Si les affects ont pour origine l’Ics, alors ils prennent le caractère de l’angoisse.
Freud explique pour quelle raison certaines représentations se substituent aux représentations initiales et en quoi cette substitution est importante dans la formation de la névrose.
Chez un individu dont l’état psychique est considéré comme étant normal, le « Cs domine l’affectivité et la motilité » (p.72). L’affectivité permet la décharge motrice et donc la transformation interne de notre corps sans qu’il y ait d’interactions avec le monde extérieur. La motilité se traduit en actions visant à transformer le monde extérieur.
Le conflit entre Cs/Pcs et Ics se joue au niveau de l’affectivité.
La motion pulsionnelle attend parfois d’avoir une représentation substitutive dans le CS.
Dans le refoulement, il y a dissociation entre affect et représentation.
Topique et dynamique du refoulement
Le refoulement s’opère sur les représentations à la frontière entre Ics et Pcs/Cs. Freud fait alors l’hypothèse qu’il s’agit d’un retrait d’investissement. Se posent alors deux questions :
Question 1 : dans quel système se produit se désinvestissement ?
Question 2 : de quel système vient l’investissement ?
La représentation refoulée conserve son investissement, c’est donc autre chose qui est retiré. Le désinvestissement se produit dans le Pcs. La représentation est non investie ou bien elle conserve un investissement depuis l’Ics.
Il y a dans le Pcs, un contre-investissement de la représentation grâce auquel le pcs se protège de la représentation inconsciente. Le contre-investissement est le mécanisme du refoulement originaire.
La métapsychologie c’est l’étude de la psyché (du psychisme) d’un point de vue dynamique, topique et économique. Freud analyse les différents contre-investissements en fonction de la névrose (phobie, névrose de transfert et névrose de contrainte/obsessionnelle).

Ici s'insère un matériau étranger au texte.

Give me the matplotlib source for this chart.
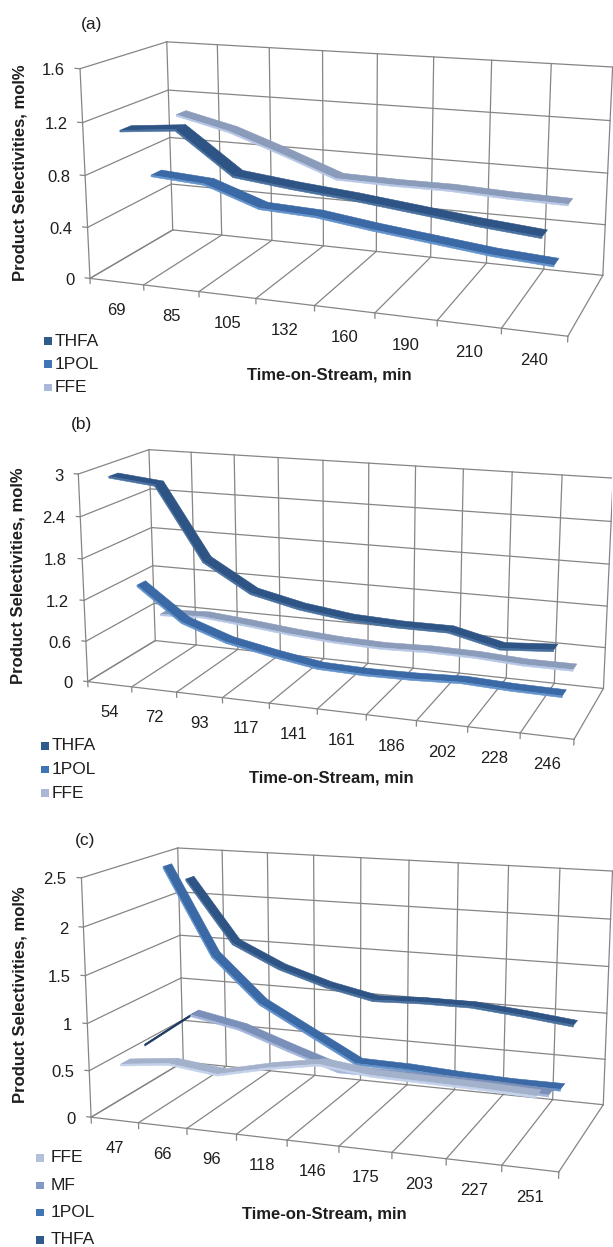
import numpy as np
import matplotlib
matplotlib.use('Agg')
import matplotlib.pyplot as plt
from matplotlib.patches import Rectangle
from mpl_toolkits.mplot3d import proj3d
from mpl_toolkits.mplot3d.art3d import Poly3DCollection

plt.rcParams['font.family'] = 'Liberation Sans'
plt.rcParams['font.size'] = 12
plt.rcParams['text.color'] = '#1e1e1e'

W, H = 613, 1247

# (a)
a_times = ['69', '85', '105', '132', '160', '190', '210', '240']
a_thfa = [1.13, 1.17, 0.86, 0.81, 0.77, 0.72, 0.67, 0.63]
a_1pol = [0.68, 0.65, 0.50, 0.48, 0.42, 0.37, 0.32, 0.29]
a_ffe = [1.07, 0.97, 0.82, 0.66, 0.65, 0.65, 0.63, 0.62]
a_ticks = [0, 0.4, 0.8, 1.2, 1.6]

# (b)
b_times = ['54', '72', '93', '117', '141', '161', '186', '202', '228', '246']
b_thfa = [2.95, 2.88, 1.86, 1.47, 1.32, 1.23, 1.20, 1.20, 1.04, 1.09]
b_1pol = [1.22, 0.73, 0.50, 0.37, 0.26, 0.24, 0.25, 0.28, 0.25, 0.24]
b_ffe = [0.59, 0.62, 0.56, 0.49, 0.44, 0.42, 0.44, 0.43, 0.39, 0.39]
b_ticks = [0, 0.6, 1.2, 1.8, 2.4, 3.0]

# (c)
c_times = ['47', '66', '96', '118', '146', '175', '203', '227', '251']
c_ffe = [0.55, 0.61, 0.55, 0.67, 0.76, 0.70, 0.69, 0.68, 0.66]
c_mf = [0.62, 0.99, 0.89, 0.71, 0.54, 0.54, 0.54, 0.53, 0.51]
c_1pol = [2.44, 1.51, 1.03, 0.75, 0.47, 0.46, 0.43, 0.41, 0.41]
c_thfa = [2.22, 1.54, 1.30, 1.14, 1.03, 1.05, 1.05, 1.00, 0.94]
c_ticks = [0, 0.5, 1.0, 1.5, 2.0, 2.5]

# ribbon top, ribbon front edge, legend square
style = {
    'THFA': ('#2D5484', '#48709F', '#2F5A8D'),
    '1POL': ('#3A69A6', '#6292CC', '#3F74B6'),
    'FFE': ('#8B9BBA', '#B6C7E6', '#A8B8D6'),
    'MF': ('#7B90B9', '#A3B6DA', '#8499C4'),
}
FFE_C = ('#A3B1CB', '#C3D1EA', '#B3C1DC')
RISE_C = '#1E3A62'

panels = [
    dict(tag='(a)', times=a_times, ticks=a_ticks,
         names=['THFA', '1POL', 'FFE'], values=[a_thfa, a_1pol, a_ffe],
         rect=[0.1068, 0.6342, 0.8952, 0.4401], view=(14.05, -70.26, 0.4677), box=(1, 0.3802, 0.4409),
         tag_xy=(92, 25), ylab_xy=(20, 173), xlab_xy=(329, 375),
         leg_x=(48, 55), leg_y=(341, 23.3)),
    dict(tag='(b)', times=b_times, ticks=b_ticks,
         names=['THFA', '1POL', 'FFE'], values=[b_thfa, b_1pol, b_ffe],
         rect=[0.0988, 0.3058, 0.8997, 0.4423], view=(14.57, -70.53, 0.5008), box=(1, 0.3073, 0.4297),
         tag_xy=(82, 425), ylab_xy=(18, 576), xlab_xy=(331, 778),
         leg_x=(45, 52), leg_y=(746, 23.5)),
    dict(tag='(c)', times=c_times, ticks=c_ticks,
         names=['FFE', 'MF', '1POL', 'THFA'], values=[c_ffe, c_mf, c_1pol, c_thfa],
         rect=[0.1026, -0.0283, 0.9134, 0.4490], view=(13.54, -70.40, 0.52), box=(1, 0.4486, 0.5096),
         tag_xy=(85, 840), ylab_xy=(20, 995), xlab_xy=(324, 1214),
         leg_x=(40, 51), leg_y=(1158, 27.3)),
]


def ribbon(ax, vals, depth, zmax, colors, zorder, w=0.38):
    top, edge = colors[0], colors[1]
    xs = np.arange(len(vals)) + 0.5
    y0, y1 = depth - w / 2, depth + w / 2
    t = 0.008 * zmax
    faces, fcs = [], []
    for i in range(len(vals) - 1):
        xa, xb, va, vb = xs[i], xs[i + 1], vals[i], vals[i + 1]
        rising = vb - va > 0.1 * zmax
        faces.append([(xa, y0, va), (xb, y0, vb), (xb, y1, vb), (xa, y1, va)])
        fcs.append(RISE_C if rising else top)
        faces.append([(xa, y0, va), (xb, y0, vb), (xb, y0, vb - t), (xa, y0, va - t)])
        fcs.append(RISE_C if rising else edge)
    pc = Poly3DCollection(faces, facecolors=fcs, edgecolors=fcs, linewidths=0.4)
    pc.set_zorder(zorder)
    ax.add_collection3d(pc)


def anchor(ax, x, y, z):
    # projected position of a 3D point, in figure pixels (origin bottom-left)
    px, py, _ = proj3d.proj_transform(np.atleast_1d(float(x)), np.atleast_1d(float(y)),
                                      np.atleast_1d(float(z)), ax.get_proj())
    return ax.transData.transform(np.c_[px, py])[0]


def ftext(xp, yp, s, **kw):
    # text at figure pixels, origin bottom-left
    fig.text(xp / W, yp / H, s, **kw)


fig = plt.figure(figsize=(W / 100, H / 100), dpi=100)

for p in panels:
    N, D, zmax = len(p['times']), len(p['names']), p['ticks'][-1]
    ax = fig.add_axes(p['rect'], projection='3d', computed_zorder=False)
    ax.patch.set_visible(False)
    ax.set_axis_off()
    ax.set_xlim(0, N); ax.set_ylim(0, D); ax.set_zlim(0, zmax)
    elev, azim, f = p['view']
    ax.view_init(elev=elev, azim=azim)
    ax.set_proj_type('persp', focal_length=f)
    ax.set_box_aspect(p['box'])
    ax.apply_aspect()

    grid = dict(color='#858585', lw=0.9, zorder=1)
    for i in range(N + 1):
        ax.plot([i, i], [D, D], [0, zmax], **grid)
        ax.plot([i, i], [0, D], [0, 0], **grid)
        ax.plot([i, i], [0, 0], [0, -0.025 * zmax], **grid)
    for z in p['ticks']:
        ax.plot([0, N], [D, D], [z, z], **grid)
        ax.plot([0, 0], [0, D], [z, z], **grid)
        ax.plot([0, -0.09], [0, 0], [z, z], **grid)
        xp, yp = anchor(ax, 0, 0, z)
        ftext(xp - 15, yp - 2, '%g' % z, ha='right', va='center', fontsize=12)
    ax.plot([0, N], [0, 0], [0, 0], **grid)
    ax.plot([0, 0], [0, 0], [0, zmax], **grid)
    for i, t in enumerate(p['times']):
        xp, yp = anchor(ax, i + 0.5, 0, 0)
        ftext(xp, yp - 28.5, t, ha='center', va='center', fontsize=12)

    cols = [FFE_C if (name == 'FFE' and D == 4) else style[name] for name in p['names']]
    for s in reversed(range(D)):
        ribbon(ax, p['values'][s], s + 0.5, zmax, cols[s], zorder=3 + D - s)

    ftext(p['tag_xy'][0], H - p['tag_xy'][1], p['tag'], ha='center', va='center', fontsize=12.5)
    ftext(p['ylab_xy'][0], H - p['ylab_xy'][1], 'Product Selectivities, mol%',
          rotation=90, ha='center', va='center', fontsize=12, fontweight='bold')
    ftext(p['xlab_xy'][0], H - p['xlab_xy'][1], 'Time-on-Stream, min',
          ha='center', va='center', fontsize=12, fontweight='bold')

    # legend, one row per series
    xs, xt = p['leg_x']
    y0, dy = p['leg_y']
    for j, name in enumerate(p['names']):
        yc = H - (y0 + j * dy)
        fig.add_artist(Rectangle(((xs - 3.8) / W, (yc - 3.8) / H), 7.6 / W, 7.6 / H,
                                 transform=fig.transFigure, color=cols[j][2], lw=0))
        ftext(xt, yc, name, ha='left', va='center', fontsize=12.5)

fig.savefig('out.png', dpi=100)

Les qualités propres au système inconsciente
L’Ics est constitué de motions pulsionnelles qui cohabitent. Dans le système Ics, il n’y a ni négation, ni doute, ni certitude. On y trouve deux processus essentiels : le déplacement et la condensation.
- – Le déplacement « permet à une représentation de transmettre à une autre la somme de son investissement » (p.88).
- – La condensation c’est « prendre sur soi tout l’investissement de plusieurs autres [représentations] » (p.88).
Ces deux processus sont les signes d’un processus primaire. On retrouve le processus secondaire dans la Pcs.
L’Ics est intemporel et ne tient pas compte de la réalité. Il est soumis au principe de plaisir.
Freud décrit les spécificités du système inconscient :
Absence de contradiction : les désirs contradictoires coexistent.
Processus primaire : inclut le déplacement (transfert d’énergie entre représentations) et la condensation (fusion d’investissements multiples sur une même représentation).
Intemporalité : l’inconscient ignore la chronologie.
Substitution de la réalité externe par la réalité psychique.
Ces processus inconscients ne sont perçus que dans les rêves et les névroses, autrement dit dans la mesure où le système Pcs régresse. En dehors de ces contextes, ces processus ne sont pas perceptibles, ils n’existent pas.
Le rapport entre les deux systèmes
Le système Ics ne se résume pas au refoulement.
Il y a deux censures :
– la censure contre l’Ics (entre Ics et Pcs)
– la censure contre les dérivés préconscients de l’Ics (entre Pcs et Cs)
Dans une cure psychanalytique, il s’agit de lever la deuxième censure pour accéder aux mécanismes de refoulement. Freud met également en avant le rôle du transfert : l’Ics d’une personne peut interagir directement avec l’Ics d’une autre, contournant la conscience : « Fait particulièrement remarquable, l’Ics d’une personne peut réagir à l’Ics d’un autre en contournant le Cs » (p.101).
La prise de conscience n’est pas juste un acte de perception, mais aussi, un surinvestissement (p.101). Le contenu du système Pcs/Cs, ce sont à la fois la vie pulsionnelle et la perception.
L’identification de l’inconscient
Dans ce chapitre, il est question de la relation objectale : à partir de cette relation à l’objet, Freud nous permet de reconnaître les particularités de l’inconscient. Pour se faire, Freud s’appuie sur la comparaison entre l’état névrotique et l’état psychotique (plus particulièrement la schizophrénie) dans la relation entre le moi et l’objet.
Dans le cas de la névrose, après le refoulement, la libido cherche un nouvel objet d’investissement.
Dans la psychose, non, elle se retire dans le moi, un état de narcissisme sans object (anobjectal) est rétabli.
Il n’y a donc pas de transfert possible chez les psychotiques car abandon des investissements d’objet.
La métapsychologie, selon Freud, explore la psyché sous trois angles (dynamique, topique, économique) pour comprendre les mécanismes complexes du refoulement, de la pulsion et des conflits internes. Elle se distingue ainsi de la psychologie traditionnelle en approfondissant l’étude des processus inconscients.